On 23 August, the Adani Group’s media company announced that it had acquired full control of VCPL, and that it intended to convert the warrants it held in RRPR, and thereby acquire 29.18% of NDTV shares, in the first move of the acquisition. In a statement to the stock exchange, NDTV had said at the time that the notice of conversion of warrants had been served upon it ‘without any discussion with NDTV or its founder-promoters.’

India has slipped from 142 to 150 in a year in the rankings of press freedom internationally.

The Roys sought to stymie the acquisition process, arguing to India’s market regulator – the Securities and Exchange Board of India (SEBI) – that they weren’t permitted to transfer shares to VCPL, owing to a ban on trading securities that the SEBI had imposed on them some years earlier. These efforts fell through, however, as the SEBI indicated that its ban would not prevent the acquisition.

Following its acquisition of VCPL, the Adani Group was obliged under Indian securities law to launch an ‘open offer’ to buy a further 26% of NDTV shares from its other shareholders. The open offer started on 22 November 2022 and is to continue until 5 December. As of 30 November, the Adani Group has managed to acquire a further 8.2% of NDTV’s shares, raising its overall holding to 37%, making it NDTV’s largest shareholder.

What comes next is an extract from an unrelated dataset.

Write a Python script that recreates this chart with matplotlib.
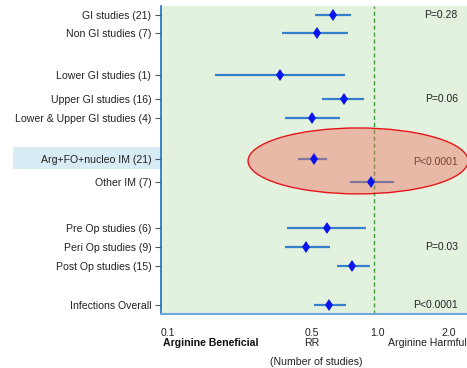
import numpy as np
import matplotlib
matplotlib.use("Agg")
from matplotlib import pyplot as plt
from matplotlib.patches import Ellipse, Rectangle
from matplotlib.transforms import ScaledTranslation

plt.rcParams['font.family'] = ['Liberation Sans', 'DejaVu Sans']

labels = ['GI studies (21)', 'Non GI studies (7)', 'Lower GI studies (1)',
          'Upper GI studies (16)', 'Lower & Upper GI studies (4)',
          'Arg+FO+nucleo IM (21)', 'Other IM (7)', 'Pre Op studies (6)',
          'Peri Op studies (9)', 'Post Op studies (15)', 'Infections Overall']
rr = [0.64, 0.54, 0.36, 0.72, 0.51, 0.52, 0.97, 0.60, 0.48, 0.79, 0.61]
ci_low = [0.53, 0.37, 0.18, 0.57, 0.38, 0.44, 0.77, 0.39, 0.38, 0.67, 0.52]
ci_high = [0.78, 0.75, 0.73, 0.89, 0.69, 0.60, 1.24, 0.91, 0.62, 0.95, 0.74]
p_text = ['P=0.28', 'P=0.06', 'P<0.0001', 'P=0.03', 'P<0.0001']
x_ticks = [0.1, 0.5, 1.0, 2.0]
x_ticklabels = ['0.1', '0.5', '1.0', '2.0']

# layout: row positions (top down), p-value rows
row_y = [15, 33, 75, 99, 118, 159, 182, 228, 247, 266, 305]
p_y = [15, 99, 162, 247, 305]

fig = plt.figure(figsize=(4.67, 3.68), dpi=100)
W, H = 467, 368

# highlight band behind Arg+FO label
band = Rectangle((13 / W, 1 - 169 / H), (161 - 13) / W, 22 / H,
                 transform=fig.transFigure, facecolor='#D8ECF5',
                 edgecolor='none', zorder=-1)
fig.patches.append(band)

ax = fig.add_axes([161 / W, 1 - 314 / H, 306 / W, 308 / H])
ax.set_facecolor('#E3F2DF')
ax.set_xscale('log')
ax.set_xlim(0.1, 2.72)
ax.set_ylim(314, 6)

ax.hlines(row_y, ci_low, ci_high, color='#3580CC', lw=1.6, zorder=2)
ax.plot(rr, row_y, 'd', color='#0A14EE', ms=6, mew=0, zorder=5)
ax.axvline(1.0, color='#3CA03C', lw=1, ls=(0, (3, 2)), zorder=1)

for t, y in zip(p_text, p_y):
    ax.text(0.97, y, t, transform=ax.get_yaxis_transform(), ha='right',
            va='center', fontsize=7.5, color='#222222', zorder=3)

ax.add_patch(Ellipse((0.644, 0.497), 0.719, 0.214, transform=ax.transAxes,
                     facecolor='#F06A58', alpha=0.42, edgecolor='none', zorder=4))
ax.add_patch(Ellipse((0.644, 0.497), 0.719, 0.214, transform=ax.transAxes,
                     facecolor='none', edgecolor='#E8141C', lw=1, zorder=4))

ax.set_yticks(row_y)
ax.set_yticklabels(labels, fontsize=7.6, color='#222222')
ax.tick_params(axis='y', length=4, width=0.8, color='#555555', pad=3)
ax.set_xticks(x_ticks)
ax.set_xticklabels(x_ticklabels, fontsize=7.6, color='#222222')
ax.minorticks_off()
ax.tick_params(axis='x', which='both', length=0, pad=10)

# nudge x tick labels like the original
shifts = [0, 2, 3, 10]
for lab, dx in zip(ax.get_xticklabels(), shifts):
    lab.set_transform(lab.get_transform() + ScaledTranslation(dx / 100, 0, fig.dpi_scale_trans))
ax.get_xticklabels()[0].set_ha('left')

for s in ['top', 'right']:
    ax.spines[s].set_visible(False)
ax.spines['left'].set_color('#1E6FC0')
ax.spines['left'].set_linewidth(1.2)
ax.spines['bottom'].set_color('#6FA8DC')
ax.spines['bottom'].set_linewidth(1.5)

fig.text(163 / W, 1 - 343 / H, 'Arginine Beneficial', fontsize=7.6,
         fontweight='bold', va='center', ha='left', color='#111111')
fig.text(312 / W, 1 - 343 / H, 'RR', fontsize=7.6, va='center', ha='center',
         color='#222222')
fig.text(388 / W, 1 - 343 / H, 'Arginine Harmful', fontsize=7.6,
         va='center', ha='left', color='#222222')
fig.text(316 / W, 1 - 362 / H, '(Number of studies)', fontsize=7.6,
         va='center', ha='center', color='#222222')

fig.savefig('out.png', dpi=100)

The Roys still hold 32.26% of NDTV through direct personal shareholdings. This entitles them to seats on NDTV’s board. However, if the Adani Group is able to raise its shareholding to over 50%, either through the open offer, or through subsequent share purchases, it will achieve complete operational control over the network. While the Roys have the option of issuing a counter-offer to shareholders, it is understood that they would need considerable financial backing to do so, considering that NDTV was unable to pay back the loan to VCPL in the first place. Even if they were to be able to raise funds for a counter offer, the Adani group would be entitled to issue its own counter offer.

The acquisition of NDTV by India’s richest man is well on its way to completion.

Why is Adani taking over NDTV?

In his interview to the Financial Times Gautam Adani sought to position the acquisition of NDTV as a part of his conglomerate’s global media ambitions. ‘Why can’t you support one media house to become independent and have a global footprint?’ he was quoted as asking, adding that ‘India does not have one single [outlet] to compare to Financial Times or Al Jazeera.’

Adani said in that interview that he had invited Prannoy Roy – NDTV founder and veteran news anchor – to stay on as NDTV’s chair and offered his own interpretation of what editorial independence should mean.

‘Independence means if government has done something wrong, you say it’s wrong,’ Adani said to the Financial Times. ‘But at the same time, you should have courage when the government is doing the right thing every day. You have to also say that.’

Freedom of the press in India is being increasingly curtailed by the power of the Adani and Ambani groups. Image Geoff Law

The reaction in India to the takeover has been polarised. It has been celebrated with glee by Prime Minister Modi’s supporters on social media, while opposition politicians and activists have largely interpreted it as a political coup. To government critics, the acquisition signals NDTV joining the ranks of the ‘Godi media’ (lapdog media), a term coined by Ravish Kumar to describe news channels that slant their coverage in support of Prime Minister Modi’s BJP.

Opposition politicians have expressed their views in no uncertain terms. Randeep Singh Surjewala, of the opposition Indian National Congress and a member of the upper house of India’s parliament, said in a tweet ‘Goodbye Dr Prannoy Roy! We’ll miss you and your incisive, independent journalism. Thank you for creating a news channel amongst the din & noise of servitude and servility.’

K.T. Rama Rao, a minister of the Telangana Rashtra Samiti, which holds the government of the southern state of Telangana, tweeted ‘Unfollowing @ndtv. Thanks for the good work thus far.’

Another prominent television anchor, Rajdeep Sardesai of the India Today news network, who started his career and rose to prominence at NDTV, has posted two cryptic tweets saying simply ‘Darkness’ and ‘Sadness,’ apparently describing his reaction to the state of affairs at his former network.

A Delhi-based senior journalist, speaking on condition of anonymity, suggested that Ravish Kumar’s coverage may have been one of the reasons motivating the move by the Adani Group. Kumar, who was conferred the prestigious Ramon Magsaysay Award in 2019, has been a ‘trenchant critic of the Modi administration and is one of India’s most popular journalists who works in India’s most-spoken language, Hindi’ the journalist said.

‘The nod for Reliance to sell VCPL to Adani may well have been due to an effort to muzzle Kumar’s coverage’.